Tracking down grey literature is a royal pain.  Reports are rare, are often poor black-and-white reproductions, and usually hard to find in the first place.  Citations of grey literature also tend to be more prone to errors, which exacerbates the whole process of finding them.  And, I think most importantly, the information they contain doesn’t always make it into a paper.  All solved if they were deposited on a preprint server.

We are, after all, already producing these reports, and more importantly, they’re already cited frequently, and data appearing in these reports is also in published papers.  So the reality is that nothing would really change, except that the information would be more widely available, better curated, and citable.  I don’t see a downside.
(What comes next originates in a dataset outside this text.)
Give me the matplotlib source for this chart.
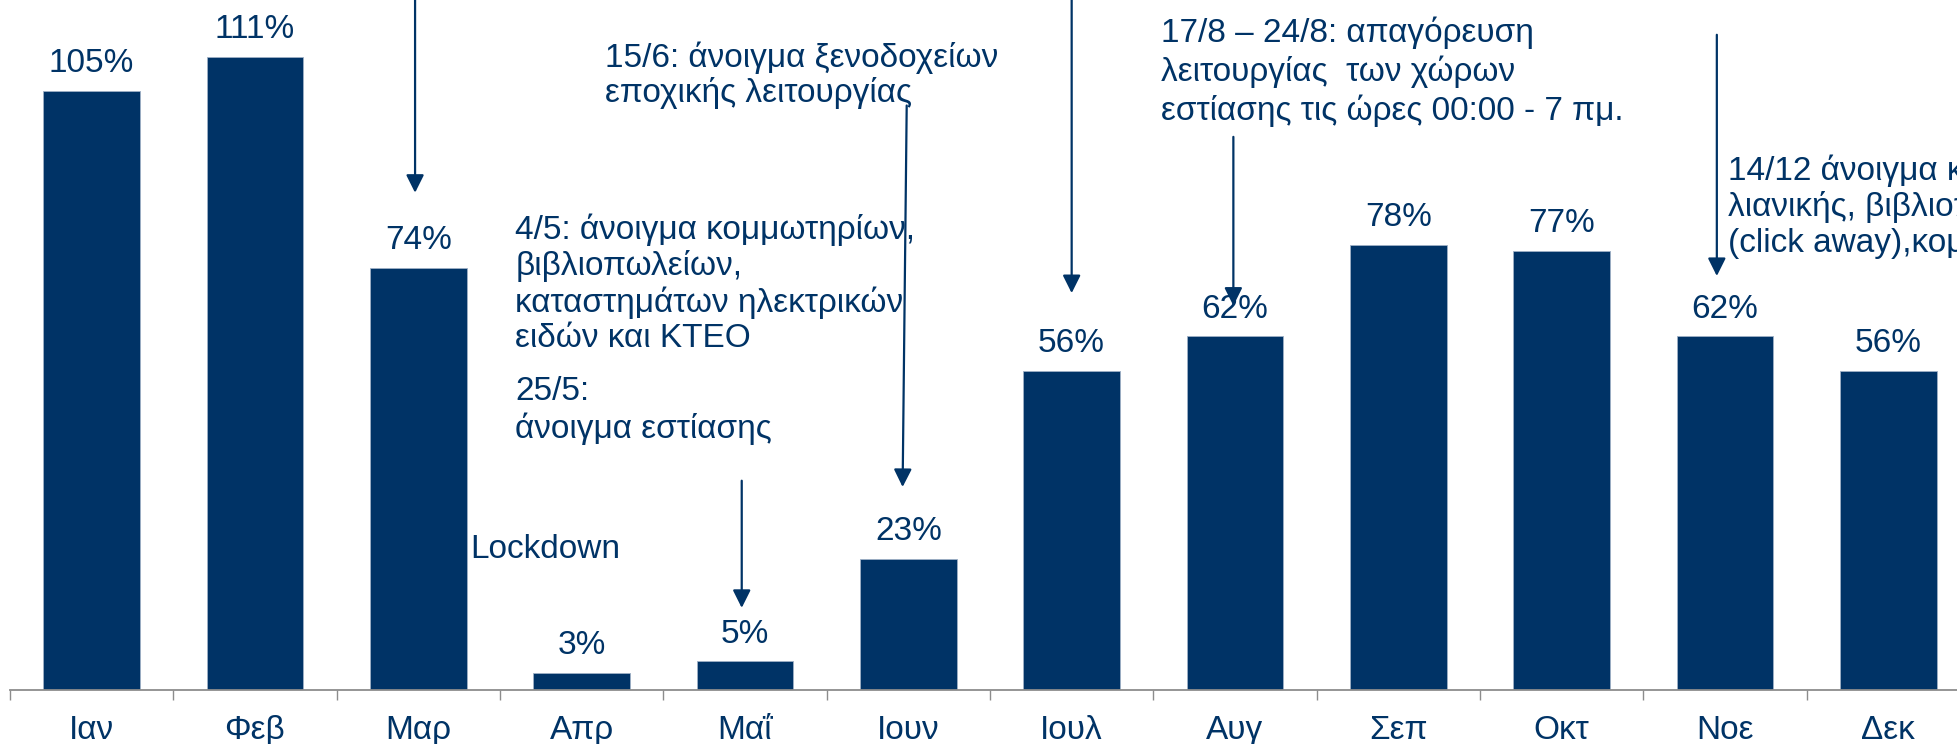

So if you are, in fact, interested in the distribution and effect of introduced predators on Aleutian Cackling Geese, or variation in Glaucous-winged Gull egg size, you will hopefully soon be able to add my wee bits of data to your analysis.  When my various colleagued return from the field, I’ll convince them that we need to deposit our annual reports in a preprint archive.  In the meantime, you can see them on the “Downloadable reports” section of the Kiska webpage.